Hoodwink watched Tanner reach for his sword belt, except it wasn't there. Tanner and Hoodwink had elected not to bring weapons so as not to offend the Denizens. A gol with a sword in the Black Den? That'd draw trouble like a sneak to a purse.
"I said, got a problem, gol?" The wiry man advanced until he stood nose-to-nose with Tanner. "Come to arrest me, have ya?"
"Tanner..." Hoodwink said.
Tanner finally backed down, to Hoodwink's relief.
Hoodwink glanced over his shoulder as he led Tanner away. The wiry man was wearing a smug look, and he made a rude finger gesture. If Hoodwink and Tanner got this sort of treatment here, he wondered how they'd be treated in the actual Den.
Not that he was all that worried.
"I don't know what got into me," Tanner said suddenly. "I apologize, Hood. You know I'm never like that. I guess... I guess I'm still in a black mood, after what happened to Ari. Her death is eating away at me, and—"
Hoodwink smiled wanly. "A different subject, if you would?"
"Sorry Hood." Tanner walked on in silence.
The Den lay just ahead. Hoodwink recognized the wall of mortared stone, which was around three times the height of a man. Sellblades and bowmen patrolled the upper walkways, men who were visible only when they passed between the merlons topping the wall. Sometimes the Black Faction hung the severed heads of individuals from competing factions upon those merlons. Hoodwink could still see a few blood stains under the crenelations. You couldn't clean something like that.
The Denizens kept the drifts shoveled well away from the wall, the snow piled into ramparts that ran four paces in front of it. Took dedication, maintaining that.
As for the wall itsel
f, its surface had been ground down so that few fingerholds remained. If a human or gol did manage to scale that wall—via ropes and grappling hooks and whatnot—by the time they made it halfway they'd find themselves chock-full of arrows, more porcupines than men.

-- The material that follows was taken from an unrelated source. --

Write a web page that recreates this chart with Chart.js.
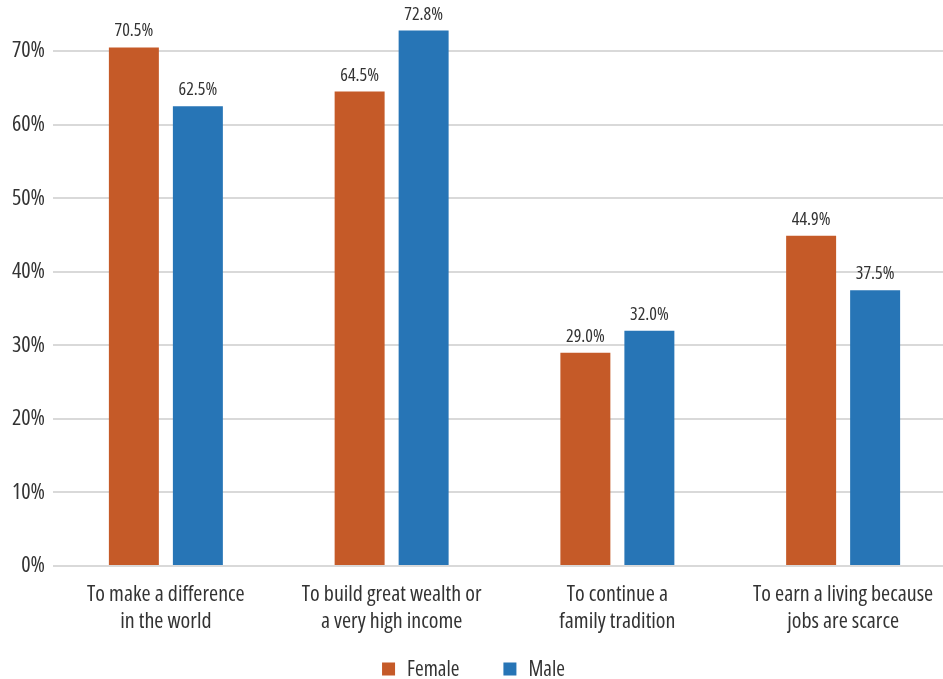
<!DOCTYPE html>
<html>
<head>
<meta charset="utf-8">
<script src="https://cdn.jsdelivr.net/npm/chart.js@4"></script>
<style>
  html, body { margin: 0; padding: 0; background: #fff; }
  /* the plot runs a little past the right edge in the original, so the canvas is wider than the view */
  #view { width: 943px; height: 679px; overflow: hidden; }
  #wrap { width: 956px; height: 679px; position: relative; }
</style>
</head>
<body>
<div id="view"><div id="wrap"><canvas id="chart"></canvas></div></div>
<script>
// ── Data ──
const categories = [
  ['To make a difference', 'in the world'],
  ['To build great wealth or', 'a very high income'],
  ['To continue a', 'family tradition'],
  ['To earn a living because', 'jobs are scarce']
];
const female = [70.5, 64.5, 29.0, 44.9];
const male   = [62.5, 72.8, 32.0, 37.5];
const yTicks = [0, 10, 20, 30, 40, 50, 60, 70];

const FAMILY  = '"Open Sans", "Roboto", sans-serif';
const STRETCH = 'condensed';           // goes into the canvas font shorthand
const TEXT    = '#333333';
const VIEW_W  = 943;

// ── Value labels above bars ──
const barLabels = {
  id: 'barLabels',
  afterDatasetsDraw(chart) {
    const ctx = chart.ctx;
    ctx.save();
    ctx.font = STRETCH + ' 18px ' + FAMILY;
    ctx.fillStyle = TEXT;
    ctx.textAlign = 'center';
    ctx.textBaseline = 'alphabetic';
    chart.data.datasets.forEach((ds, i) => {
      chart.getDatasetMeta(i).data.forEach((bar, j) => {
        ctx.fillText(ds.data[j].toFixed(1) + '%', bar.x, bar.y - 11);
      });
    });
    ctx.restore();
  }
};

// ── Legend at the bottom (drawn by hand to get the wide gap between items) ──
const bottomLegend = {
  id: 'bottomLegend',
  afterDraw(chart) {
    const ctx = chart.ctx;
    const box = 13, gapText = 12, gapItem = 44, cy = 669;
    ctx.save();
    ctx.font = STRETCH + ' 21px ' + FAMILY;
    ctx.textBaseline = 'middle';
    const items = chart.data.datasets.map(ds => ({ label: ds.label, color: ds.backgroundColor, w: ctx.measureText(ds.label).width }));
    const total = items.reduce((s, it) => s + box + gapText + it.w, 0) + gapItem * (items.length - 1);
    let x = VIEW_W / 2 - total / 2 + 2;
    items.forEach(it => {
      ctx.fillStyle = it.color;
      ctx.fillRect(x, cy - box / 2, box, box);
      x += box + gapText;
      ctx.fillStyle = TEXT;
      ctx.fillText(it.label, x, cy + 1);
      x += it.w + gapItem;
    });
    ctx.restore();
  }
};

new Chart(document.getElementById('chart'), {
  type: 'bar',
  data: {
    labels: categories,
    datasets: [
      { label: 'Female', data: female, backgroundColor: '#C55A28', borderWidth: 0 },
      { label: 'Male',   data: male,   backgroundColor: '#2775B6', borderWidth: 0 }
    ]
  },
  options: {
    responsive: true, maintainAspectRatio: false, animation: false,
    devicePixelRatio: 1,
    categoryPercentage: 0.567, barPercentage: 0.781,
    layout: { padding: { top: 7, right: 0, left: 0, bottom: 38 } },
    plugins: {
      tooltip: { enabled: false },
      legend: { display: false }
    },
    scales: {
      x: {
        afterFit: axis => { axis.height = 75; axis.paddingLeft = 0; axis.paddingRight = 0; },
        grid: { display: false },
        border: { display: false },
        ticks: {
          font: { family: FAMILY, size: 22, weight: STRETCH, lineHeight: 1.23 },
          color: TEXT, padding: 7, maxRotation: 0, autoSkip: false
        }
      },
      y: {
        min: 0, max: 76,
        afterBuildTicks: axis => { axis.ticks = yTicks.map(v => ({ value: v })); },
        afterFit: axis => { axis.width = 53; axis.paddingTop = 0; axis.paddingBottom = 0; },
        grid: { color: '#d9d9d9', lineWidth: 2, drawTicks: false },
        border: { display: false },
        ticks: {
          font: { family: FAMILY, size: 22, weight: 'semi-condensed' },
          color: TEXT, padding: 8, callback: v => v + '%'
        }
      }
    }
  },
  plugins: [barLabels, bottomLegend]
});
</script>
</body>
</html>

A mini-Forever Gate, Hoodwink thought.
Still, determined attackers could find a way through. Gol sappers could setup shop inside one of the many nearby houses and start undermining the wall. And while the Forever Gate was untouchable as far as bombs went, a well-placed bomb would work wonders here. And there were other ways for gols to get inside. What about the gol dogs, cats, and ravens of the world? Ravens. He glanced up. Sure enough, a murder of the black crows toured the sky.
An archway interrupted the smoothness of that wall, and offered the only entrance into the Den. Sealed by a portcullis, Hoodwink recalled that the gate was only opened at set times during the day. He couldn't remember the precise times, but even so he wasn't about to sit around and wait.
He was Hoodwink, after all. And he had a name to live up to.
He crossed the embankment of snow and strode right up to the gate.
The thick bars were closely set, with enough room for a small cat to squeeze through. Even with his gol strength, he knew he wouldn't be able to bend those bars.
"Come on then!" Hoodwink shouted inside. "Who's running this gong show?"
A sentry emerged from a gatehouse beyond the portcullis, and he strolled up to the gate. A leathery patchwork of a man with a bent nose and cragged scars crisscrossing his face, he'd seen his share of action. Street brawlers were the favorite inductees for the Den guard. He held a pike in one hand, and the way he moved suggested he knew how to use it.
The sentry glanced at Hoodwink and Tanner, and he was about to turn away. But then he did a double-take.
"Gols!" The sentry brought the pike to bear, aiming at Hoodwink.
Pikemen congregated behind the gate right quick. Bowmen rushed to the crenels above and knocked their arrows. Hard men, all of them.